Tuesday, July 26, 2016

Mar de muitos perigos


Pedro J. Bondaczuk


O ataque realizado na noite de domingo, por parte de aviões de guerra do Iraque, contra uma fragata norte-americana, embora não fosse um fato desejado por ninguém, era há muito esperado. A União Soviética já foi atingida por duas vezes na região do Golfo Pérsico nos últimos dez dias, embora não tenha se manifestado a respeito, preferindo se fechar num enigmático mutismo, bem ao feitio do Cremlin.

Outros países tiveram até menos sorte. Perderam uma grande quantidade de superpetroleiros, que não é das embarcações mais baratas (todos sabem), mas não reagiram militarmente (foram 240 as embarcações atacadas), por não serem superpotências.

A situação, neste aspecto, ficou de tal sorte insustentável, desde 1984, quando os dois inimigos da região começaram a adotar essa prática contra o patrimônio alheio, que o Kuwait foi obrigado a recorrer à União Soviética e aos Estados Unidos, simultaneamente, para pôr um paradeiro nisso.

Aos russos, o líder desse país pediu escolta militar para seus barcos que navegam nessas traiçoeiras águas, que se não estão infestadas de tubarões, têm algo pior: lanchas portadoras de mísseis e caças ultramodernos, dotados dos eficientíssimos Exocets, de fabricação francesa, cuja eficácia havia ficado sobejamente demonstrada durante a guerra das Malvinas, de 1982.

Aos norte-americanos, a solicitação foi até mais ampla e abrangente. Solicitou-se que Tio Sam adotasse, sob sua bandeira, a totalidade da frota mercante kuwaitiana, constituída por 21 embarcações. Como se vê, o conflito do Golfo, que até pouco tempo atrás era insuflado pelas superpotências, enquanto se encontrava na mera fase de desgaste mútuo, hoje as atinge diretamente: na condição de guardiãs das monarquias moderadas da região, que são um fator de equilíbrio numa zona tão tensa e importante do ponto de vista estratégico, por ser a veia jugular energética do Ocidente.
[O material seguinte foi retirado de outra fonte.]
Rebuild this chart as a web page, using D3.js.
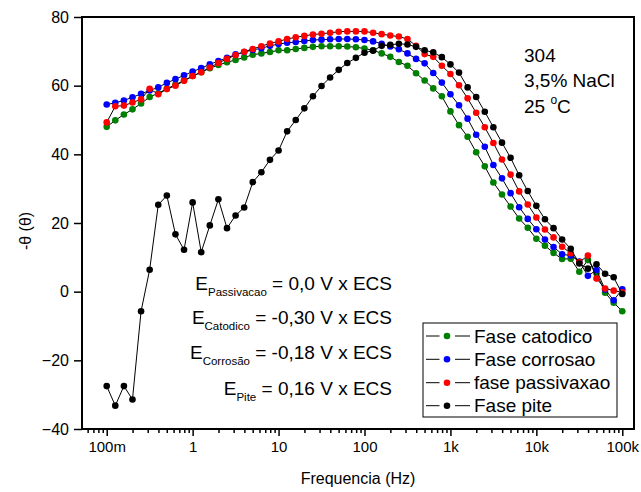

E, agora, com os últimos acontecimentos, podendo envolver, militarmente, os dois lados na confrontação.

Muita gente acredita, equivocadamente, que as posições e interesses de soviéticos e norte-americanos no Golfo Pérsico sejam convergentes. O ex-secretário de Estado Henry Kissinger, no entanto, num artigo publicado na revista “Le Point”, intitulado “Os Riscos de uma Vitória” (reproduzido na íntegra pelo jornal “O Estado de São Paulo” em sua edição de 13 de março de 1985), assinalou, com meridiana clareza, ponde reside a diferença de objetivos entre cada uma das superpotências.

Aos russos, interessa uma vitória iraquiana por duplo motivo. O primeiro é que o Partido Baath, no poder, ao qual pertence o presidente do Iraque, general Saddam Hussein (de idêntica ideologia que o seu homônimo da Síria, embora Damasco e Bagdá estejam, atualmente, às turras), é de linha marxista, afinado com Moscou.

O segundo é que, com um Irã desarrumado e caótico, ficam mais viáveis as pretensões do Cremlin de conseguir realizar um sonho acalentado desde o tempo dos czares: o acesso aos mares quentes do Sul. Além do que, o regime dos aiatolás iranianos é um dos grandes mantenedores da guerrilha afegã. Vai daí...

Já os interesses dos Estados Unidos e, por conseqüência, dos países ocidentais, foram definidos numa só frase do mencionado artigo de Kissinger: “O objetivo do Ocidente deve ser o de impedir a derrota do Iraque, mas evitando que o Irã saia da guerra exaurido e desorganizado”.

Certamente por causa desse objetivo Reagan deve ter aceitado vender armas à República Islâmica, para que esta pudesse reequilibrar as ações que lhe eram desfavoráveis. Só que, no entender de muitos estrategistas, a Casa Branca errou na dose. E ao invés de restabelecer o equilíbrio na guerra, fez os pratos da balança penderem para o lado de Teerã.

Doravante, com o conflito saindo totalmente da linha, é possível que as superpotências façam valer, finalmente, a sua força. E que acabem, no grito, com essa guerra cruel, estúpida e imoral, como, aliás, são todas as conflagrações dessa espécie, ocorram onde ocorrerem.

(Artigo publicado na página 14, Internacional, do Correio Popular, em 19 de maio de 1987).